Así, cuando las élites hablan de “relanzar Europa”, y le otorgan el Premio Princesa de Asturias de la Concordia, en realidad se refieren a sacudir de nuevo las alas del progreso hacia delante —recurriendo a la profecía de Benjamin— en un momento en el que la integración neoliberal global encuentra una fuerte oposición, dejando atrás todo atisbo de democracia, convertida ya en un sedimento que se diluye ante el avance del capital. Justificar esta ideología requiere de una apuesta cada vez más arriesgada: emplear estratégicamente el populismo ultraderechista, viéndose obligados a aceptar parte de su agenda, para debilitar aún más cualquier voluntad popular al tiempo que se proclama una suerte de ejemplaridad respecto al resto del mundo, a pesar de que cada vez la división entre masas furiosas y corporaciones privadas sea mayor a lo largo y ancho de Europa. Preservar la unidad europea se parece cada vez más a una idea totalitaria que solo se sustenta por una maquinaria de relaciones públicas engrasada por la industria de las ideas nacional y bruselense.

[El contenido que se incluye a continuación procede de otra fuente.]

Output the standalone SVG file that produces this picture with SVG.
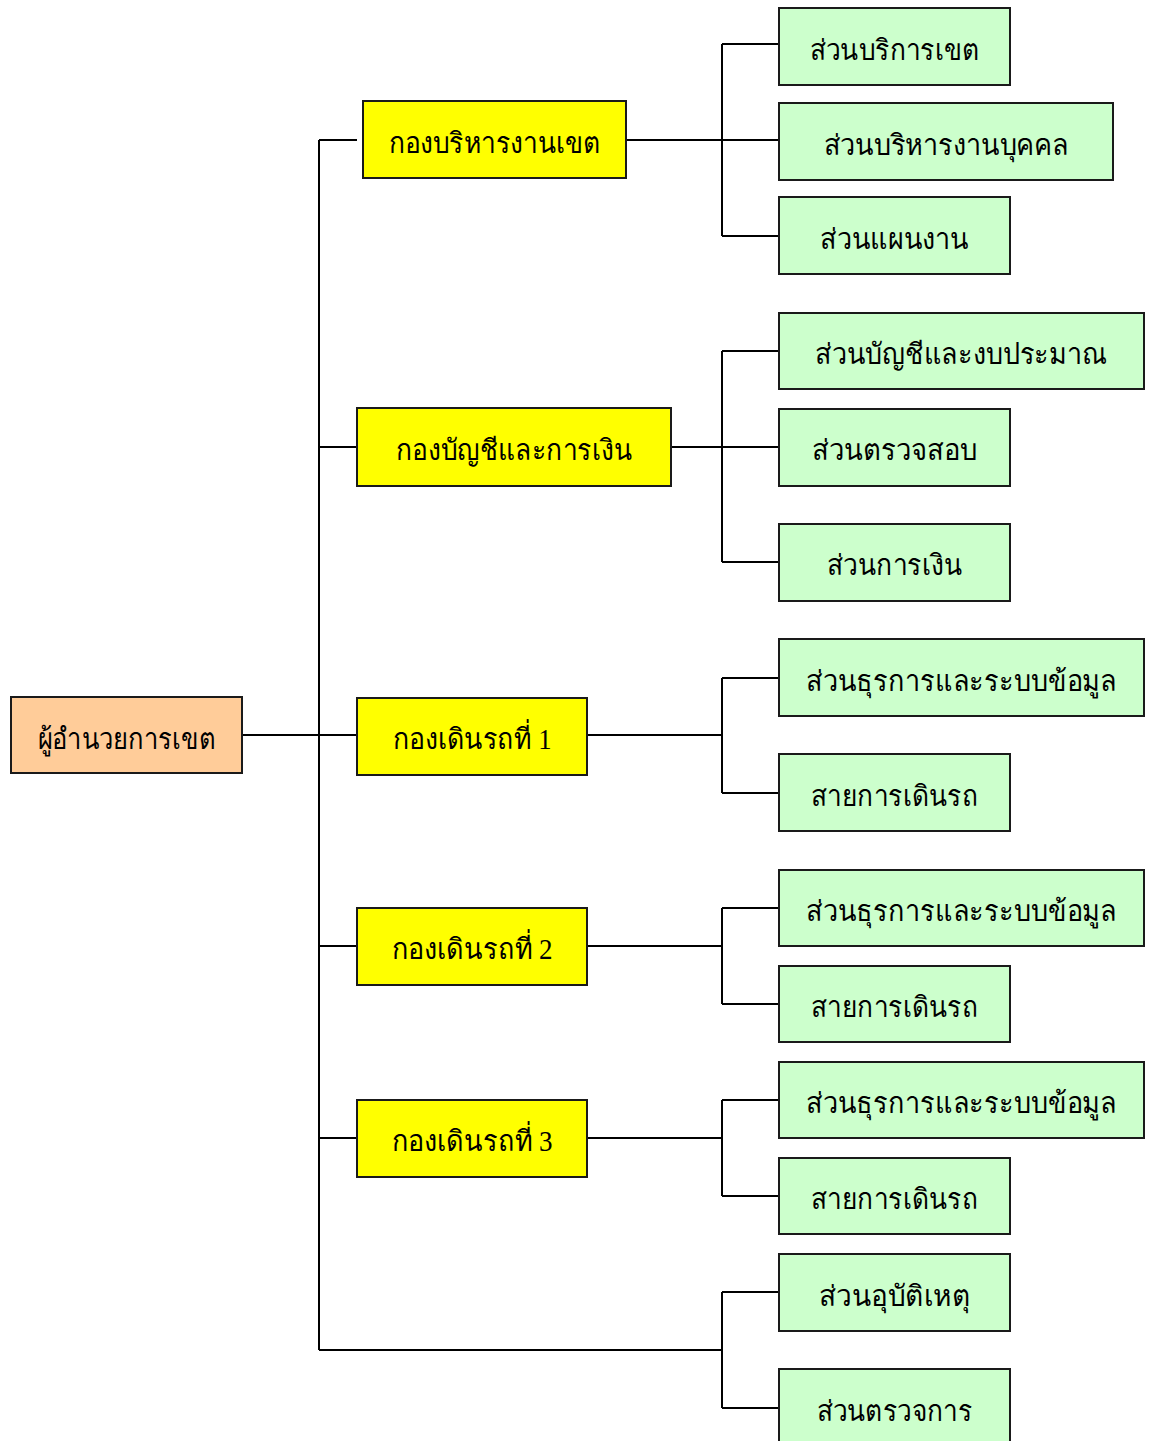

El desplazamiento hacia la derecha del sentido común de época está siendo de tal envergadura que hasta los supuestos movimientos antisistémicos piden ahora escuchar a Europa, como hizo Pablo Iglesias. El análisis se presenta barato para las posiciones de izquierda: cuando los radicales no han terminado siendo las masas, sino sus élites, reclamar diálogo hoy es un acto de lo más revolucionario. Si siguiéramos al pie de la letra aquellas palabras de Walter Benjamin, pareciera que el establishment vencerá por siempre y debiéramos someternos a acciones cada vez más brutales justificadas por ideologías centradas en que el progreso sea monopolizado por las fuerzas empresariales. A menos que, como el mismo Benjamin apuntaba, “propiciemos nosotros el auténtico estado de excepción”, mejorando nuestra posición en la lucha contra la radicalización de las élites, cuya suerte va más allá de aceptar este progreso como norma histórica, como hace la socialdemocracia, “que aparece como sierva de las mismas ideas de progreso que sus enemigos”.
Quizá, en un mundo donde cualquier cambio o ruptura a nivel nacional es inseparable de tener una alternativa democrática para Europa, la izquierda habría de cuestionarse aquella máxima con que George Steiner comenzaba su Gramáticas de la creación: “No nos quedan más comienzos”.